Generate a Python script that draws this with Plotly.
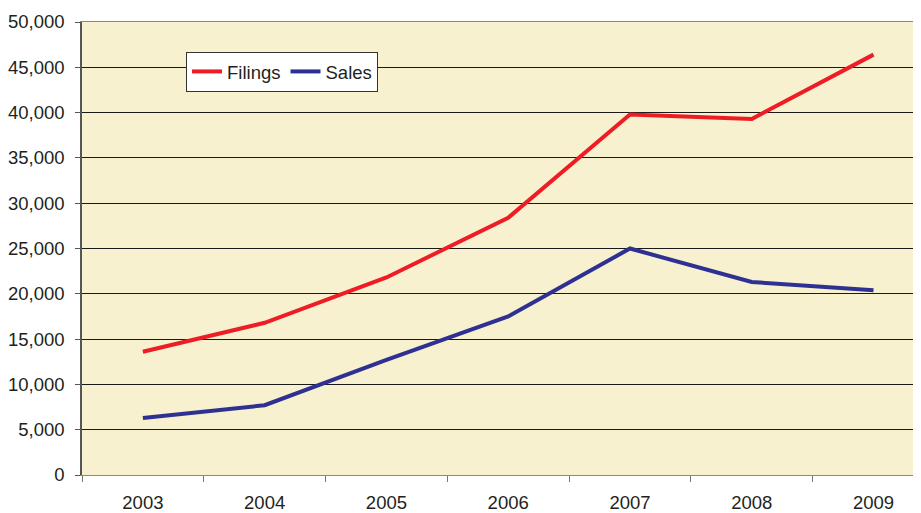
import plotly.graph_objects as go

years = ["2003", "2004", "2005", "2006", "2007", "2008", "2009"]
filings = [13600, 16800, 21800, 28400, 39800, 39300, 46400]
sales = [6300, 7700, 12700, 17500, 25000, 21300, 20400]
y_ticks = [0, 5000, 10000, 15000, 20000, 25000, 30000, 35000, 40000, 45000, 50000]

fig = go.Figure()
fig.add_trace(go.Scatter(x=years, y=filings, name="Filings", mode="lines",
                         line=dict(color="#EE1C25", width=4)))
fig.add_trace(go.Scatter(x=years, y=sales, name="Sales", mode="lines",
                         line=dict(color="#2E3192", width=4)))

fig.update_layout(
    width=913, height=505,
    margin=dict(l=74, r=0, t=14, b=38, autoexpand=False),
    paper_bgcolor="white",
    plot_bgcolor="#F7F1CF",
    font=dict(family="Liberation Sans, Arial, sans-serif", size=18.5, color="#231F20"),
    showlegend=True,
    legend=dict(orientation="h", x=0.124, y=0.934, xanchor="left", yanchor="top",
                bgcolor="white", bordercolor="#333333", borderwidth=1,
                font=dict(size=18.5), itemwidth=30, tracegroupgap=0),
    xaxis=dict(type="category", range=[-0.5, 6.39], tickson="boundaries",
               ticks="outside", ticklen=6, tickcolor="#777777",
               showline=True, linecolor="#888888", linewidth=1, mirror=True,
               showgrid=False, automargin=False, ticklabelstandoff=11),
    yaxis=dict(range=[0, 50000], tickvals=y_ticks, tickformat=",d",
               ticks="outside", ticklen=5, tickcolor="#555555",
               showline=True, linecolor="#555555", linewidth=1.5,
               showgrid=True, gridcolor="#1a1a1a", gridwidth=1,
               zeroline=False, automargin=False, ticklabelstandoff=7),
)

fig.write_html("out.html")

────────────────────────────────────────

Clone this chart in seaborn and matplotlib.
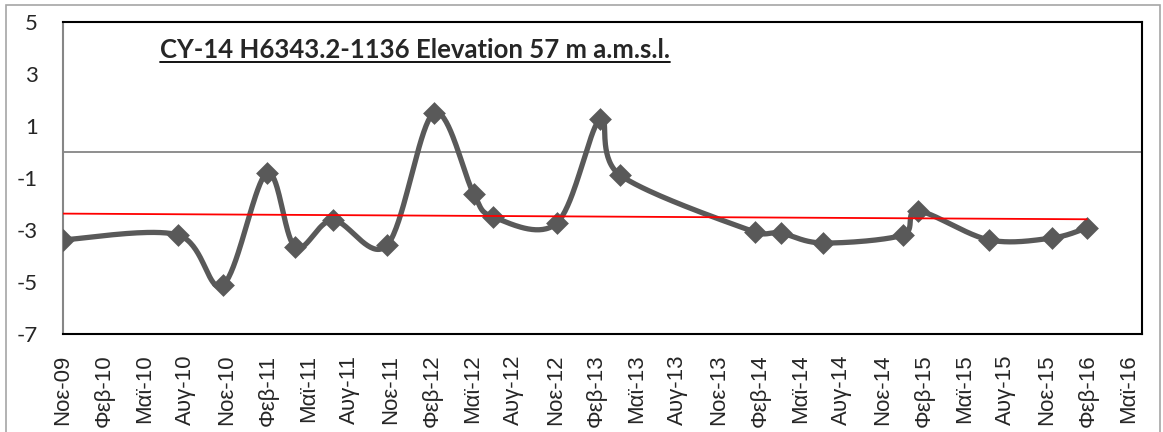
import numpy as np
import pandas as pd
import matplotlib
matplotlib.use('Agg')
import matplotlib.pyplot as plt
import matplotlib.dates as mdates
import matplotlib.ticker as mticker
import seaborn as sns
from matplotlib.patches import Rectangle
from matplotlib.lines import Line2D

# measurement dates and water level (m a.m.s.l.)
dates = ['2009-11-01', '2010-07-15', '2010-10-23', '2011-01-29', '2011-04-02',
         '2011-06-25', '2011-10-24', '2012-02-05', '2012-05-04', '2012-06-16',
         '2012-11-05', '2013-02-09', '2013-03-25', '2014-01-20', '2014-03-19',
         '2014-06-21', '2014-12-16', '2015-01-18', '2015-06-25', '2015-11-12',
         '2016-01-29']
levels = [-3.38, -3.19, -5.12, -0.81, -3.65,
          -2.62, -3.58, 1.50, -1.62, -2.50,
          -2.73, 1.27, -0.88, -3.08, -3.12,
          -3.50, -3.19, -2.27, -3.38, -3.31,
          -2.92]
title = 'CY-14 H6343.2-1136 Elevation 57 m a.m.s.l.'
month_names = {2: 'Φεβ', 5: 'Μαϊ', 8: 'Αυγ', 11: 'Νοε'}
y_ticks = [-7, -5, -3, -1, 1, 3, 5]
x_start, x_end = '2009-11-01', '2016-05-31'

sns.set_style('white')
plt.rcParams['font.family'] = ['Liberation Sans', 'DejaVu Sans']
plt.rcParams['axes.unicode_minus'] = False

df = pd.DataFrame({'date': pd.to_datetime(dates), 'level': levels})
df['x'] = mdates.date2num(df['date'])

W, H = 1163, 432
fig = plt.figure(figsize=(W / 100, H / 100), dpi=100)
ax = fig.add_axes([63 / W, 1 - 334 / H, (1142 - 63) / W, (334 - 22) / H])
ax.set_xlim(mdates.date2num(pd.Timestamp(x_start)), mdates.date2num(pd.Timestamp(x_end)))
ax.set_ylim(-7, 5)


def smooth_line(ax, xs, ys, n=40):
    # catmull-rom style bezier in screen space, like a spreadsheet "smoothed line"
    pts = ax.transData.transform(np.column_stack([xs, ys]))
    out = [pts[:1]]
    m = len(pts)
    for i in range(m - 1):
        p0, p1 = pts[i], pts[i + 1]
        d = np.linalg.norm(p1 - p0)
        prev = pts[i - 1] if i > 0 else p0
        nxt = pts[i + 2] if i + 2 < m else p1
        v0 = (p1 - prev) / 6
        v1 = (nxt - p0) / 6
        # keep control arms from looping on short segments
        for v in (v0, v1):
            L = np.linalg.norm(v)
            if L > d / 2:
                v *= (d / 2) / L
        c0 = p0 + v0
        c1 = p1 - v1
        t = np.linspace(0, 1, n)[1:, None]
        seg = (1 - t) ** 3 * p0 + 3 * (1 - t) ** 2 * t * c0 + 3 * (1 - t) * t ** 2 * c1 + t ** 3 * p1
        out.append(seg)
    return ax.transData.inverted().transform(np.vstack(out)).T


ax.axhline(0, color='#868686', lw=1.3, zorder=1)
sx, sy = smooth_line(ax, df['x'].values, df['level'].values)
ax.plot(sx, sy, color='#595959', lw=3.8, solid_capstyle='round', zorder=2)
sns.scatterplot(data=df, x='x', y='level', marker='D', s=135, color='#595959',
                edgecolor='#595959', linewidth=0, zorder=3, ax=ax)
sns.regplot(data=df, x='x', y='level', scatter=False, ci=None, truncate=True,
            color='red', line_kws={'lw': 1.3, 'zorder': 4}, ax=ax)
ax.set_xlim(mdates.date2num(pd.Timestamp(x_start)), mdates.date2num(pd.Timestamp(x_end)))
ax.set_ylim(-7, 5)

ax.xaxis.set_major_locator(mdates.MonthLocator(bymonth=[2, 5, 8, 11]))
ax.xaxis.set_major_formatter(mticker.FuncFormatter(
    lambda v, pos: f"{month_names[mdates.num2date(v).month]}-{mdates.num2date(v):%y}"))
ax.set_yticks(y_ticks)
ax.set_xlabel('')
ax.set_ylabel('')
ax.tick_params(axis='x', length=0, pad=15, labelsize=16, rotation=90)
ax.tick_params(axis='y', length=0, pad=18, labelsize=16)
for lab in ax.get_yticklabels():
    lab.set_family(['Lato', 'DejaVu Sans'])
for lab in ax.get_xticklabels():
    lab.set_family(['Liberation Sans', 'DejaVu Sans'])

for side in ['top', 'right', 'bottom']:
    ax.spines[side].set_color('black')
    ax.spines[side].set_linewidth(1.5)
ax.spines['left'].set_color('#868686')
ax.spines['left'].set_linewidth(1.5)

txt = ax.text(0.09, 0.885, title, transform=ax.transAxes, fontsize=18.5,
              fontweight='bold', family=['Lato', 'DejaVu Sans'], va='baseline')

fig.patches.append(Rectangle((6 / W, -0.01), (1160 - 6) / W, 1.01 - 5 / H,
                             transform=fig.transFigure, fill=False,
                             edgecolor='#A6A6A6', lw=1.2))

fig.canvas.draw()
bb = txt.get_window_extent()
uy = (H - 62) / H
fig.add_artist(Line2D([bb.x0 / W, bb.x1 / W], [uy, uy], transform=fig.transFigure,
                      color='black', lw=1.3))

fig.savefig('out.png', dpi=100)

────────────────────────────────────────

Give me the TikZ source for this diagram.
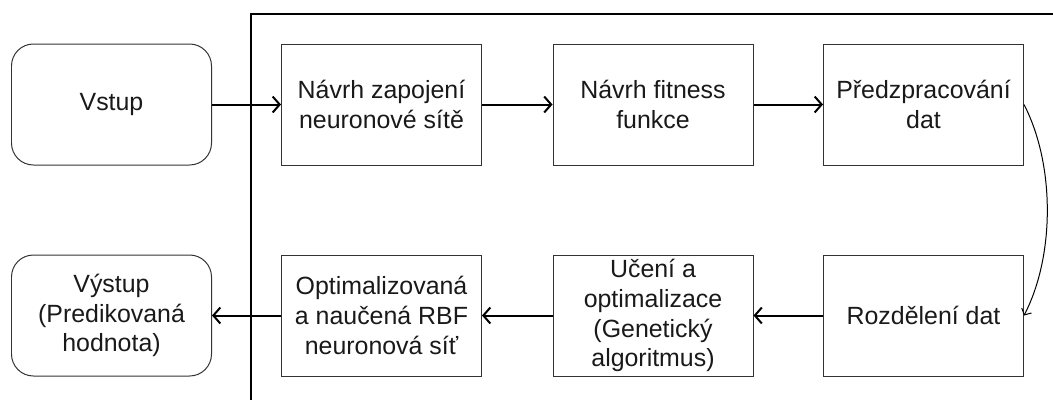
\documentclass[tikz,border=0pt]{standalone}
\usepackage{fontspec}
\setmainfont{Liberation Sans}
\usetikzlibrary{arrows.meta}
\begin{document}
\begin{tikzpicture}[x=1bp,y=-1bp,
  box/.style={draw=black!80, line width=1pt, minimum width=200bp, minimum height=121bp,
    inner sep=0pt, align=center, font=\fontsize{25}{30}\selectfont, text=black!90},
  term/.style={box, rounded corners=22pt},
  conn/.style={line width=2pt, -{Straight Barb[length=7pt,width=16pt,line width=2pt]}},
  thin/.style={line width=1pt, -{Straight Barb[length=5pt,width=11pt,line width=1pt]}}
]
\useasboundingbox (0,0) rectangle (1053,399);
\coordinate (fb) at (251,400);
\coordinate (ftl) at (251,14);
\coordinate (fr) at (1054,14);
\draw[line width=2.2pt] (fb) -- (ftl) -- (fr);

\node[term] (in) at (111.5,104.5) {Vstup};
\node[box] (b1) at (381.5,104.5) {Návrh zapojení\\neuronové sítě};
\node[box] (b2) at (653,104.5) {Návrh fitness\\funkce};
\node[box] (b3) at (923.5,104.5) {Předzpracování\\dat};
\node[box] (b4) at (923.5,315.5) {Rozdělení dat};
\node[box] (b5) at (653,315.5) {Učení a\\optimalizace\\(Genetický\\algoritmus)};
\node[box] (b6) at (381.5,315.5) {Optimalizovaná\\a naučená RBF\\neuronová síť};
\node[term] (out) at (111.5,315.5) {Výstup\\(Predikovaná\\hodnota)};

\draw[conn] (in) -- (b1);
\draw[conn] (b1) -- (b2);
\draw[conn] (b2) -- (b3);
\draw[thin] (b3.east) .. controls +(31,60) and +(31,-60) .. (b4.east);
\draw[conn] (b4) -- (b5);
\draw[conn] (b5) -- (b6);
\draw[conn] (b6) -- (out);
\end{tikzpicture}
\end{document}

────────────────────────────────────────

EXERCISE DESCRIPTION:
Out of the material above, gather each line where "matplotlib" appears.

TASK OUTPUT:
Clone this chart in seaborn and matplotlib.
import matplotlib
matplotlib.use('Agg')
import matplotlib.pyplot as plt
import matplotlib.dates as mdates
import matplotlib.ticker as mticker
from matplotlib.patches import Rectangle
from matplotlib.lines import Line2D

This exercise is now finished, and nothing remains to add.